Murray Bakery Products, Inc. v. Board of Tax Assessors

McMurray, Presiding Judge.

In this case of first impression, we are called upon to decide whether certain inventory of a taxpayer is exempt from taxation pursuant to the freeport exemption. OCGA § 48-5-48.2. The superior court determined that the inventory was not exempt.

The taxpayer, Murray Bakery Products, Inc., manufactures cookies in Richmond County. In 1986 the taxpayer filed an inventory tax return seeking an exemption with regard to inventory which was designated by the taxpayer as finished goods, raw materials, packaging materials and general stores. An exemption was allowed only for the inventory which the taxpayer designated as finished goods and raw materials. The taxpayer claims that the other inventory items (which are the subject of this case) are also exempt from taxation. These items are used to package and merchandise the taxpayer’s cookies. They consist of plastic trays, cellophane wrappers, caddies, cartons, cases, tapes, labels and liners. Held:

It is axiomatic that laws granting an exemption from taxation must be construed strictly in favor of the taxing authority. Rayle Elec. Membership Corp. v. Cook, 195 Ga. 734, 735 (2) (25 SE2d 574); Chilivis v. Cleveland Elec. Co., 142 Ga. App. 751, 752 (1) (236 SE2d 872). All doubts must be resolved against the taxpayer. Blackmon v. Screven County Indus. Dev. Auth., 131 Ga. App. 265, 267 (205 SE2d 497). Thus, an exemption will not be allowed unless it was clearly and distinctly intended by the legislature. Chilivis v. Marble Prods. Co., 135 Ga. App. 187 (1) (217 SE2d 441).

Under OCGA § 48-5-48.2 certain inventory may be exempt from tangible personal property taxation. Subsection (1) permits the following exemption: “Inventory of goods in the process of manufacture or production which shall include all partly finished goods and raw materials held for direct use or consumption in the ordinary course of the taxpayer’s manufacturing or production business ...” The taxpayer contends that its packaging materials are “raw materials” which are exempt under the statute. We cannot accept this contention. OCGA § 48-5-48.2 defines “raw materials” as “any material whether crude or processed that can be converted by manufacture, processing, or combination into a new and useful product. . .” In our view, the packaging materials are not “raw materials.” They are not *560converted by the taxpayer into a “new and useful product.” They merely aid the taxpayer in its marketing and distribution efforts. After all, the taxpayer produces cookies. Its raw materials are, therefore, flour, sugar and like items which are converted into cookies. Simply put, the packaging materials in question are not so converted.

The taxpayer asserts that it manufactures packaged cookies, not just cookies, and that, therefore, the packaging materials are a part of the taxpayer’s product.

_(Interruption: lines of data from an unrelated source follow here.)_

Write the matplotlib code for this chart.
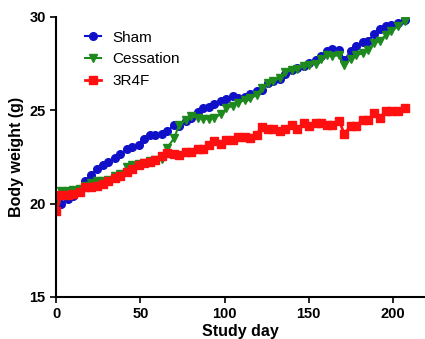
import matplotlib
matplotlib.use('Agg')
import matplotlib.pyplot as plt

plt.rcParams['font.family'] = ['Liberation Sans', 'DejaVu Sans']

days = [0, 3, 7, 10, 14, 17, 21, 24, 28, 31, 35, 38, 42, 45, 49, 52, 56, 59, 63, 66,
        70, 73, 77, 80, 84, 87, 91, 94, 98, 101, 105, 108, 112, 115, 119, 122, 126, 129, 133, 136,
        140, 143, 147, 150, 154, 157, 161, 164, 168, 171, 175, 178, 182, 185, 189, 192, 196, 199, 203, 207]

sham = [19.8, 20.0, 20.25, 20.4, 20.8, 21.2, 21.55, 21.85, 22.05, 22.25,
        22.45, 22.65, 22.9, 23.05, 23.15, 23.45, 23.65, 23.7, 23.75, 23.9,
        24.2, 24.15, 24.4, 24.6, 24.9, 25.1, 25.2, 25.35, 25.5, 25.6,
        25.75, 25.65, 25.7, 25.85, 26.05, 26.1, 26.45, 26.55, 26.7, 26.95,
        27.15, 27.25, 27.35, 27.55, 27.7, 27.9, 28.15, 28.3, 28.25, 27.7,
        28.15, 28.45, 28.65, 28.7, 29.1, 29.35, 29.5, 29.55, 29.7, 29.85]

cessation = [19.9, 20.65, 20.7, 20.72, 20.8, 20.95, 21.1, 21.2, 21.2, 21.25,
             21.5, 21.6, 21.95, 22.05, 22.1, 22.2, 22.3, 22.35, 22.4, 23.0,
             23.5, 24.2, 24.5, 24.7, 24.6, 24.55, 24.55, 24.6, 24.8, 25.1,
             25.25, 25.4, 25.55, 25.65, 25.8, 26.2, 26.45, 26.55, 26.75, 27.05,
             27.15, 27.2, 27.35, 27.45, 27.5, 27.75, 27.95, 27.9, 27.95, 27.4,
             27.75, 27.95, 28.05, 28.25, 28.6, 28.7, 29.05, 29.25, 29.5, 29.8]

r3r4f = [19.6, 20.45, 20.45, 20.5, 20.6, 20.9, 20.9, 20.95, 21.05, 21.2,
         21.35, 21.5, 21.7, 21.85, 22.05, 22.15, 22.25, 22.35, 22.55, 22.7,
         22.65, 22.6, 22.75, 22.75, 22.9, 22.95, 23.15, 23.35, 23.2, 23.4,
         23.4, 23.55, 23.55, 23.5, 23.7, 24.1, 24.0, 24.0, 23.9, 24.0,
         24.2, 24.0, 24.3, 24.15, 24.3, 24.3, 24.2, 24.2, 24.45, 23.75,
         24.15, 24.15, 24.5, 24.5, 24.85, 24.6, 24.95, 24.95, 24.95, 25.1]

fig = plt.figure(figsize=(4.25, 3.39), dpi=100)
ax = fig.add_axes([0.132, 0.124, 0.868, 0.826])

ax.plot(days, sham, '-o', color='#1010c8', ms=5.5, lw=1.5, label='Sham')
ax.plot(days, cessation, '-v', color='#1e8a1e', ms=5.5, lw=1.5, label='Cessation')
ax.plot(days, r3r4f, '-s', color='#ff1010', ms=5.5, lw=2, label='3R4F')

ax.set_xlim(0, 219)
ax.set_ylim(15, 30)
ax.set_xticks([0, 50, 100, 150, 200])
ax.set_yticks([15, 20, 25, 30])
for s in ['top', 'right']:
    ax.spines[s].set_visible(False)
for s in ['left', 'bottom']:
    ax.spines[s].set_linewidth(1.5)
ax.tick_params(direction='out', length=4, width=1.2, labelsize=10.5)
for lab in ax.get_xticklabels() + ax.get_yticklabels():
    lab.set_fontweight('bold')

ax.set_xlabel('Study day', fontsize=11.5, fontweight='bold', labelpad=2)
ax.set_ylabel('Body weight (g)', fontsize=11.5, fontweight='bold', labelpad=4)

ax.legend(loc='upper left', bbox_to_anchor=(0.04, 1.0), frameon=False, fontsize=11,
          handlelength=1.1, handletextpad=0.7, labelspacing=0.5)

fig.savefig('out.png', dpi=100)
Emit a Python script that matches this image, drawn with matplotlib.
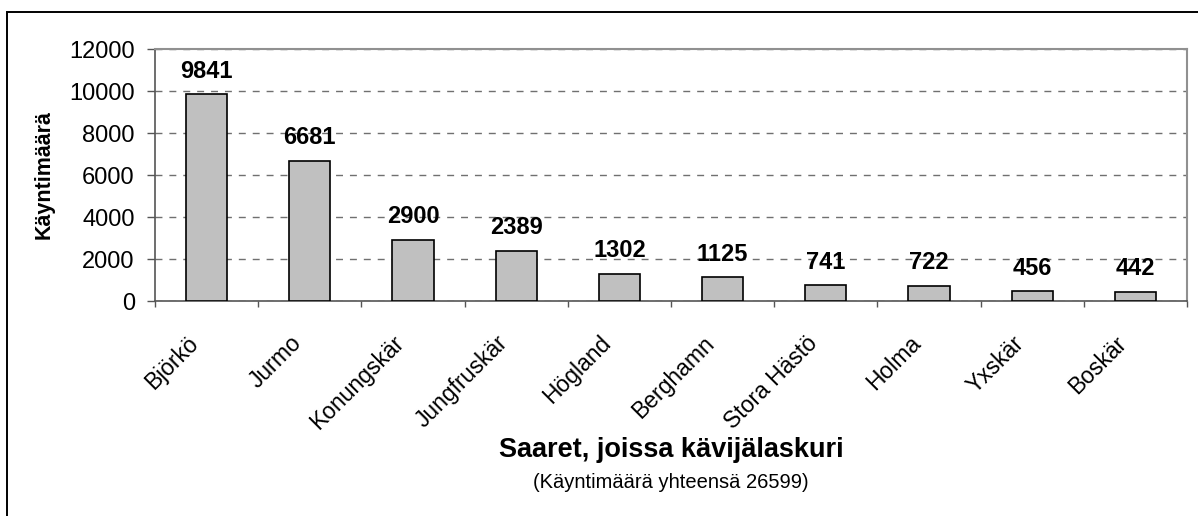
import numpy as np
import matplotlib
matplotlib.use("Agg")
import matplotlib.pyplot as plt
from matplotlib.patches import Rectangle
from matplotlib import transforms

plt.rcParams['font.family'] = ['Liberation Sans', 'DejaVu Sans']

# data
saaret = ['Björkö', 'Jurmo', 'Konungskär', 'Jungfruskär', 'Högland',
          'Berghamn', 'Stora Hästö', 'Holma', 'Yxskär', 'Boskär']
kaynnit = [9841, 6681, 2900, 2389, 1302, 1125, 741, 722, 456, 442]
yhteensa = 26599

W, H = 1198, 516
fig = plt.figure(figsize=(W / 100, H / 100), dpi=100)
ax = fig.add_axes([155 / W, 1 - 301 / H, (1187 - 155) / W, (301 - 49) / H])

x = np.arange(len(saaret))
ax.bar(x, kaynnit, width=0.4, color='#c0c0c0', edgecolor='black', linewidth=1.2, zorder=3)

for xi, v in zip(x, kaynnit):
    ax.annotate(str(v), xy=(xi, v), xytext=(0, 12), textcoords='offset points',
                ha='center', va='baseline', fontsize=17, fontweight='bold', zorder=4)

ax.set_xlim(-0.5, len(saaret) - 0.5)
ax.set_ylim(0, 12000)
ax.set_yticks(np.arange(0, 12001, 2000))
ax.tick_params(axis='y', labelsize=17, length=5.5, width=1, color='#555555', pad=9)

# x: labels at centres, ticks at category borders
ax.set_xticks(x)
ax.set_xticklabels(saaret, rotation=45, ha='right', fontsize=16.5)
ax.tick_params(axis='x', length=0, pad=22)
ax.set_xticks(np.arange(-0.5, len(saaret)), minor=True)
ax.tick_params(axis='x', which='minor', length=4, width=1, color='#555555')
shift = transforms.ScaledTranslation(-4 / 100, 0, fig.dpi_scale_trans)
for lab in ax.get_xticklabels():
    lab.set_transform(lab.get_transform() + shift)

ax.yaxis.grid(True, linestyle=(0, (5, 5)), color='#707070', linewidth=1, zorder=0)
ax.set_axisbelow(True)

for s in ['left', 'bottom']:
    ax.spines[s].set_color('#555555')
    ax.spines[s].set_linewidth(1.2)
for s in ['top', 'right']:
    ax.spines[s].set_color('#909090')
    ax.spines[s].set_linewidth(1.5)

fig.text(44 / W, 1 - 175 / H, 'Käyntimäärä', rotation=90, ha='center', va='center',
         fontsize=15.5, fontweight='bold')
fig.text(671 / W, 1 - 450 / H, 'Saaret, joissa kävijälaskuri', ha='center', va='center',
         fontsize=19.5, fontweight='bold')
fig.text(671 / W, 1 - 482 / H, '(Käyntimäärä yhteensä %d)' % yhteensa, ha='center', va='center',
         fontsize=14.5)

# outer chart border (runs off the right and bottom edges)
fig.add_artist(Rectangle((7 / W, -0.5), 2, 0.5 + 1 - 12 / H, transform=fig.transFigure,
                         fill=False, edgecolor='black', linewidth=1.4, clip_on=False))

fig.savefig('out.png', dpi=100)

Assuming, arguendo, the taxpayer’s product is packaged cookies, we nevertheless fail to see how the packaging materials fit within the freeport exemption. In part, OCGA § 48-5-48.2 (1) provides: “The exemption provided for herein shall apply only to tangible personal property which is substantially modified, altered or changed in the ordinary course of the taxpayer’s manufacturing, processing or production operations ...” The packaging materials used by the taxpayer are not substantially changed in the production process. These packaging materials remain virtually unchanged after the taxpayer’s cookies are packaged.

The superior court did not err in holding that the inventory in question was not exempt from taxation pursuant to the freeport exemption.

Judgment affirmed.

Birdsong, C. J., Banke, P. J., Carley, Sognier and Pope, JJ., concur. Deen, P. J., Benham and Beasley, JJ., dissent.